April 20, 2024

The mountain of shit theory

Uriel Fanelli's blog in English

Fediverse

Youth income and pensions.

What is happening in France on the question of pensions is reviving an old debate in which old things are said, but one thing is always forgotten to mention, something that apparently seems to have disappeared from people's minds.

When the need to increase the retirement age is approached, the excuse is always the same: there are fewer young people at work, therefore there are not enough people to pay pensions to the old.

This is a dialectical trick, because in reality it is not the young people who pay the old people's pensions. This would be the case if there was an INPS tax such as "every young person pays a florin".

In these cases, it would be true: fewer young people, fewer florins.

But the INPS tax doesn't work like this. INPS amounts to 24% of income from 21 years onwards, while it is 22.80% under 21. It is a tax, that is, in proportion to income.

Old people's pensions are not paid "by the young", but by the income of the young, or if you prefer by the salary (for employees).

Once the problem has been expressed in this way, we can say that it is more difficult to pay pensions if:

  • there are fewer young people
  • young people earn less

Or, we can say that it is easier to pay pensions if:

  • there are more young people
  • young people earn more

given this, the OBVIOUS reaction of governments to population decline, wanting to save the pension system, should be to RAISE SALARIES.

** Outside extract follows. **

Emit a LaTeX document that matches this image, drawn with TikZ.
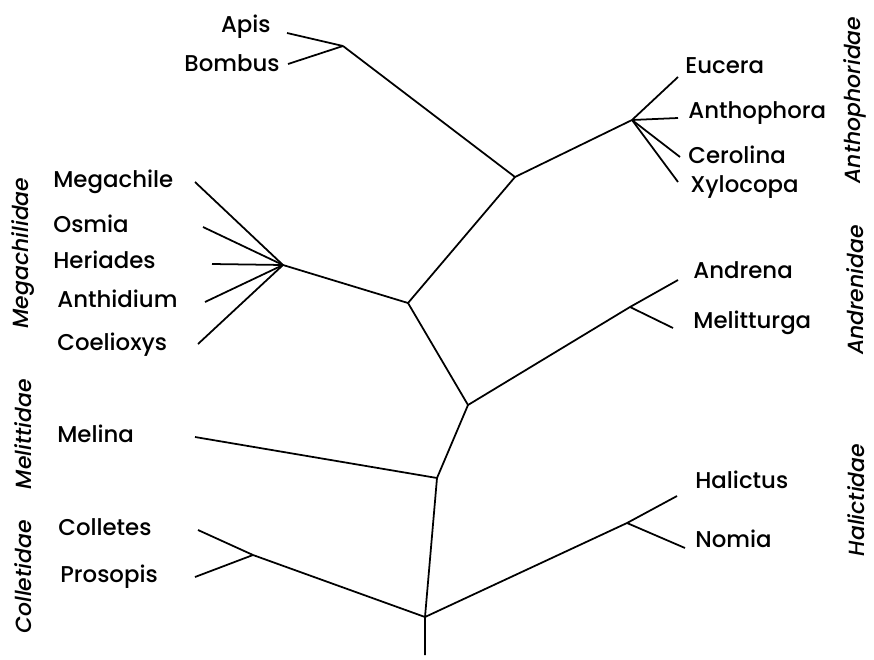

If there are half young people but their income doubles, in fact, nothing changes to the pension system, since it would receive the same amount.

The best solution to the pension problem due to population decline is a general increase in gross wages.

Sic et simpliciter.


France, in fact, today suffers from what happened in Italy too, ie a drastic drop in the wages of young people. It was obvious that, sooner or later, the pension problem would come.

Because the thing you don't want to admit is that our "pension problem" is simply the result of the collapse of wages among young people. Of course, less young people are born, but if they earned, in total, as much as the young people before, the pension problem would not exist. In theory, even a single young person could pay enough, provided he earns 975 billion each year.

But for some reason someone always forgets this dualism between "the young man" and "his income".

It is as if years and years of propaganda have deprived people of the ability to think this simple sentence:

Salaries need to be higher and ordinary people earn more.

It's very strange how no one ever mentions this opportunity. But I think it's a propaganda effect. My definition of propaganda is:

propaganda is the use of free speech against free thought.

This means, very Orwellian, that freedom of speech (the press, TV, etc.) is used to make people lose the possibility of thinking about something: in our case, that the incomes of those who work should increase.

It's a phrase that you really can't think of, and surprisingly I see this difficulty also in other expats, who have gone abroad to get higher salaries, but incredibly they can't think that incomes should go up in Italy.


There have been some very hard strikes in public transport here in Germany in the last few days. All paralyzed. Strikes here are few, but very hard.

If you listen to the interviews with trade unionists on TV, they all tell you the same thing: that they are striking for higher wages, given that inflation has risen. They say it like this, dry. Brutal.

And that's why, even if a strike is annoying, in general these unions are growing in support: everyone who has a salary and has been affected by inflation, in general, would like the same thing.

Mothers of families, fathers of families, singles with a single salary, in short, all would like it. And for this reason, it is very easy to find consensus.

But if I go to the Italian press, “we want more money in payroll” or “we want to earn more” we don't find it. If we look for similar things we find a "minimum wage", which is ridiculous because the problem is to raise them all, and not just the miserable ones, or "we remove the tax wedge".

Making employers pay higher wages, all of them, is out of the question.

It is as if the mind of the people, victims of propaganda, can no longer conceive the sentence

everyone's wages and incomes need to rise.

It is a simple phrase, easy to understand, but as a result of the propaganda it has become difficult to pronounce, even for those who are writing about the strikes in France and pensions.